Yeo-Johnson transformation

Prep

Yeo-Johnson transformation

Created: Last updated: Read time: 2 min

The Yeo-Johnson power transformation is a Box-Cox style transform that can stabilise variance and make skewed numerical features look more Gaussian even when the data contain zeros or negative values.

Definition #

For an observation (y) and power parameter (\lambda), the Yeo-Johnson transform (T_\lambda(y)) is defined piecewise:

$$ T_\lambda(y)= \begin{cases} \dfrac{(y + 1)^\lambda - 1}{\lambda}, & y \ge 0,\ \lambda \ne 0,\\ \log(y + 1), & y \ge 0,\ \lambda = 0,\\ -\dfrac{(1 - y)^{2 - \lambda} - 1}{2 - \lambda}, & y < 0,\ \lambda \ne 2,\\ -\log(1 - y), & y < 0,\ \lambda = 2. \end{cases} $$

  • When (\lambda = 1) the transform leaves the data unchanged.
  • Positive observations are treated like a Box-Cox transform on (y + 1).
  • Negative observations are reflected around zero, allowing the method to cope with sign changes.
  • The inverse transform is defined by solving the same cases for (y); SciPy provides it via scipy.stats.yeojohnson_inverse.

The parameter (\lambda) is usually estimated by maximising the log-likelihood of the transformed data under a normal model. SciPy exposes the maximum-likelihood estimate through yeojohnson_normmax.

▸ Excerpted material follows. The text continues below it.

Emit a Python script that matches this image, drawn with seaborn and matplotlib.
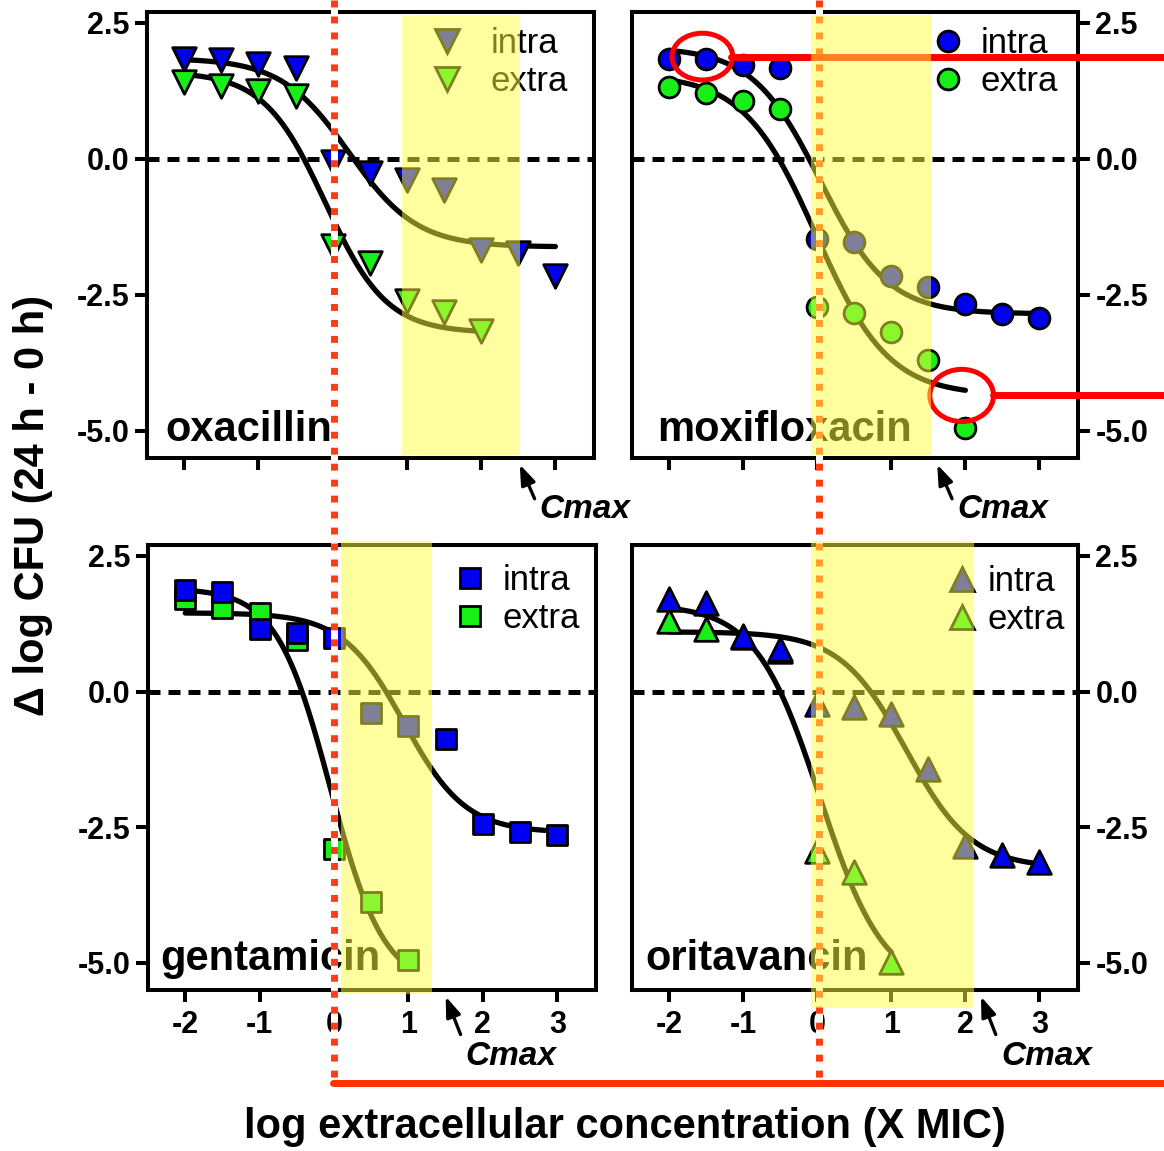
import numpy as np
import pandas as pd
import matplotlib
matplotlib.use("Agg")
import matplotlib.pyplot as plt
import matplotlib.transforms as mtrans
import seaborn as sns
from matplotlib.lines import Line2D
from matplotlib.patches import Ellipse, Rectangle

sns.set_theme(style="white")
plt.rcParams['font.family'] = ['Liberation Sans', 'DejaVu Sans']
plt.rcParams['axes.unicode_minus'] = False
for k in ('text.color', 'axes.labelcolor', 'xtick.color', 'ytick.color'):
    plt.rcParams[k] = 'black'

# ---------------- data ----------------
x_conc = [-2, -1.5, -1, -0.5, 0, 0.5, 1, 1.5, 2, 2.5, 3]

oxa_intra = [1.83, 1.82, 1.75, 1.67, -0.05, -0.26, -0.39, -0.57, -1.67, -1.73, -2.16]
oxa_extra = [1.42, 1.34, 1.24, 1.15, -1.61, -1.92, -2.62, -2.81, -3.17]
moxi_intra = [1.83, 1.83, 1.73, 1.67, -1.47, -1.53, -2.16, -2.35, -2.66, -2.86, -2.92]
moxi_extra = [1.32, 1.21, 1.06, 0.92, -2.72, -2.83, -3.19, -3.69, -4.94]
gen_intra = [1.88, 1.83, 1.15, 1.08, 0.99, -0.40, -0.63, -0.88, -2.44, -2.59, -2.65]
gen_extra = [1.70, 1.54, 1.45, 0.95, -2.90, -3.88, -4.95]
ori_intra = [1.70, 1.64, 1.02, 0.78, -0.23, -0.29, -0.42, -1.43, -2.84, -3.02, -3.14]
ori_extra = [1.30, 1.15, 1.00, 0.75, -2.93, -3.33, -4.98]

# Hill-fit parameters: top, bottom, logEC50, slope, last x of the fitted curve
oxa_intra_fit = [1.85, -1.62, 0.22, 0.95, 3]
oxa_extra_fit = [1.60, -3.20, -0.10, 1.05, 2]
moxi_intra_fit = [2.05, -2.85, 0.04, 0.95, 3]
moxi_extra_fit = [1.55, -4.35, -0.014, 0.887, 2]
gen_intra_fit = [1.45, -2.60, 0.94, 1.05, 3]
gen_extra_fit = [1.90, -5.45, -0.05, 1.20, 1]
ori_intra_fit = [1.10, -3.25, 1.20, 0.98, 3]
ori_extra_fit = [1.60, -5.50, 0.036, 1.00, 1]

drugs = ["oxacillin", "moxifloxacin", "gentamicin", "oritavancin"]
shade_lo = [0.93, -0.08, 0.10, -0.09]
shade_hi = [2.52, 1.53, 1.31, 2.12]
cmax = [2.52, 1.62, 1.50, 2.21]
series_labels = ["intra", "extra"]
y_ticks = [2.5, 0.0, -2.5, -5.0]
y_ticklabels = ["2.5", "0.0", "-2.5", "-5.0"]
x_ticks = [-2, -1, 0, 1, 2, 3]
x_ticklabels = ["-2", "-1", "0", "1", "2", "3"]

panels = [
    (oxa_intra, oxa_extra, oxa_intra_fit, oxa_extra_fit),
    (moxi_intra, moxi_extra, moxi_intra_fit, moxi_extra_fit),
    (gen_intra, gen_extra, gen_intra_fit, gen_extra_fit),
    (ori_intra, ori_extra, ori_intra_fit, ori_extra_fit),
]
markers = ['v', 'o', 's', '^']
msizes = [17, 15, 15, 17]
BLUE = '#0000f0'
GREEN = '#18ee18'

W, H = 1164, 1151
fig = plt.figure(figsize=(W / 100, H / 100), dpi=100)

def fx(px):
    return px / W

def fy(py):
    return 1 - py / H

boxes = [(147, 12, 594, 458), (632, 12, 1078, 458),
         (148, 545, 596, 990), (632, 545, 1078, 990)]

def hill(xs, p):
    top, bot, ec, s, _ = p
    return bot + (top - bot) / (1 + 10 ** ((xs - ec) * s))

axes = []
leg_pos = [(0.633, 0.966, 0.75), (0.670, 0.966, 0.43),
           (0.679, 0.957, 0.46), (0.702, 0.955, 0.23)]
label_pos = [(0.040, 0.038), (0.056, 0.038), (0.027, 0.045), (0.030, 0.045)]

for i, (ax_box, pan) in enumerate(zip(boxes, panels)):
    l, t, r, b = ax_box
    ax = fig.add_axes([fx(l), fy(b), (r - l) / W, (b - t) / H])
    axes.append(ax)
    intra, extra, fi, fe = pan
    ax.set_xlim(-2.5, 3.52)
    ax.set_ylim(-5.5, 2.7)
    ax.axhline(0, color='black', lw=3.6, ls=(0, (2.4, 1.6)), zorder=1)

    for p in (fi, fe):
        xs = np.linspace(-2, p[4], 300)
        df = pd.DataFrame({'x': xs, 'y': hill(xs, p)})
        sns.lineplot(data=df, x='x', y='y', ax=ax, color='black', lw=3.8,
                     zorder=2, estimator=None, sort=False)

    ms = msizes[i]
    order = [(extra, GREEN, 3), (intra, BLUE, 4)]
    if i == 0:
        order = [(extra, GREEN, 4), (intra, BLUE, 3)]
    for vals, col, z in order:
        sns.scatterplot(x=x_conc[:len(vals)], y=vals, ax=ax, marker=markers[i],
                        s=ms ** 2, color=col, edgecolor='black', linewidth=2.0,
                        zorder=z, legend=False)

    ax.set_xlabel('')
    ax.set_ylabel('')
    for sp in ax.spines.values():
        sp.set_linewidth(2.9)
        sp.set_color('black')
    ax.set_xticks(x_ticks)
    ax.set_yticks(y_ticks)
    ax.tick_params(direction='out', length=8.6, width=2.9, color='black',
                   labelcolor='black', labelsize=22, pad=4)
    if i >= 2:
        ax.set_xticklabels(x_ticklabels, fontweight='bold')
        ax.tick_params(axis='x', bottom=True, labelbottom=True, pad=6)
    else:
        ax.tick_params(axis='x', bottom=True, labelbottom=False)
    ax.set_yticklabels(y_ticklabels, fontweight='bold')
    if i % 2 == 1:
        ax.yaxis.tick_right()
        ax.tick_params(axis='y', right=True, left=False, labelright=True,
                       labelleft=False, direction='out', length=8.6, width=2.9)
    else:
        ax.tick_params(axis='y', left=True, right=False)

    handles = [Line2D([], [], ls='none', marker=markers[i], ms=ms,
                      mfc=BLUE, mec='black', mew=2.0),
               Line2D([], [], ls='none', marker=markers[i], ms=ms,
                      mfc=GREEN, mec='black', mew=2.0)]
    lx, ly, htp = leg_pos[i]
    ax.legend(handles, series_labels, loc='upper left', bbox_to_anchor=(lx, ly),
              frameon=False, fontsize=25, borderpad=0, borderaxespad=0,
              handlelength=1.0, handletextpad=htp, labelspacing=0.15,
              labelcolor='black')

    tx, ty = label_pos[i]
    ax.text(tx, ty, drugs[i], transform=ax.transAxes, fontsize=30,
            fontweight='bold', ha='left', va='baseline', zorder=6, color='black')

    # Cmax arrow and label
    if i < 2:
        tip_y, tail_y, txt_y = -5.62, -6.25, -6.45
    else:
        tip_y, tail_y, txt_y = -5.62, -6.32, -6.73
    ax.annotate('', xy=(cmax[i], tip_y), xytext=(cmax[i] + 0.2, tail_y),
                arrowprops=dict(arrowstyle='-|>,head_length=0.6,head_width=0.22',
                                color='black', lw=2.4, mutation_scale=20,
                                shrinkA=0, shrinkB=0),
                annotation_clip=False)
    ax.text(cmax[i] + 0.27, txt_y, 'Cmax', fontsize=24, fontweight='bold',
            fontstyle='italic', ha='left', va='center', clip_on=False,
            color='black')

# yellow shaded ranges (overlay, on top)
y_ext = [(0.007, 0.986), (0.007, 0.986), (-0.01, 1.02), (-0.04, 1.05)]
for i, ax in enumerate(axes):
    y0, hgt = y_ext[i]
    rect = Rectangle((shade_lo[i], y0), shade_hi[i] - shade_lo[i], hgt,
                     transform=ax.get_xaxis_transform(), facecolor='#ffff40',
                     alpha=0.5, lw=0, zorder=8)
    fig.add_artist(rect)

# red dotted MIC lines through the figure
RED_DOT = '#ff3c14'
for ax in (axes[0], axes[1]):
    tr = mtrans.blended_transform_factory(ax.transData, fig.transFigure)
    fig.add_artist(Line2D([0.02, 0.02], [1.0, fy(1083)], transform=tr,
                          color='white', lw=5.0, zorder=6))
    fig.add_artist(Line2D([0.02, 0.02], [1.0, fy(1083)], transform=tr,
                          color=RED_DOT, lw=5.0, ls=(0, (1.0, 1.3)),
                          solid_capstyle='butt', zorder=7))
fig.add_artist(Line2D([fx(333), 1.0], [fy(1083), fy(1083)], color='#ff3300',
                      lw=5.0, zorder=7))

# red highlight circles in moxifloxacin panel
axm = axes[1]
trm = mtrans.blended_transform_factory(fig.transFigure, axm.transData)
for (cx, cy, ew, eh, x_start) in [(-1.55, 1.88, 0.82, 0.86, 731),
                                    (1.95, -4.35, 0.86, 0.96, 993)]:
    fig.add_artist(Ellipse((cx, cy), ew, eh, transform=axm.transData,
                           fill=False, edgecolor='#ff0000', lw=3.6, zorder=7))
    fig.add_artist(Line2D([fx(x_start), 1.0], [cy, cy], transform=trm,
                          color='#ff0000', lw=5.0, zorder=7))

fig.text(fx(33), fy(505), 'Δ log CFU (24 h - 0 h)', rotation=90, fontsize=30,
         fontweight='bold', ha='center', va='center', color='black')
fig.text(fx(625), fy(1127), 'log extracellular concentration (X MIC)',
         fontsize=30, fontweight='bold', ha='center', va='center', color='black')

fig.savefig('out.png', dpi=100, facecolor='white')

I. Yeo and R.A. Johnson, “A New Family of Power Transformations to Improve Normality or Symmetry”, Biometrika 87(4), 2000.

Worked example #

from scipy import stats
import matplotlib.pyplot as plt

x = stats.loggamma.rvs(1, size=1_000) - 0.5
plt.hist(x, bins=30)
plt.axvline(x=0, color="r")
plt.title("Original distribution with negatives")
plt.show()

Worked example figure

from scipy.stats import yeojohnson, yeojohnson_normmax

lmbda = yeojohnson_normmax(x)  # maximum-likelihood estimate of λ
print(f"Estimated λ: {lmbda:.3f}")

x_trans = yeojohnson(x, lmbda=lmbda)
plt.hist(x_trans, bins=30)
plt.title("After Yeo-Johnson")
plt.show()

Worked example figure

The histogram after transformation is much closer to symmetric. Because we explicitly pass lmbda, we can reuse the same parameter for validation or test data:

X_train_trans = yeojohnson(X_train, lmbda=lmbda)
X_valid_trans = yeojohnson(X_valid, lmbda=lmbda)  # reuse training λ

Practical tips #

  • Standardise features after the power transform if your model expects zero mean and unit variance.
  • Apply the transformation parameters learned on the training split to every other split to avoid data leakage.
  • When heavy tails remain, compare Yeo-Johnson with robust scalers such as RobustScaler; combining them often works well.

This transformation is a drop-in replacement for Box-Cox in preprocessing pipelines that cannot assume strictly positive data.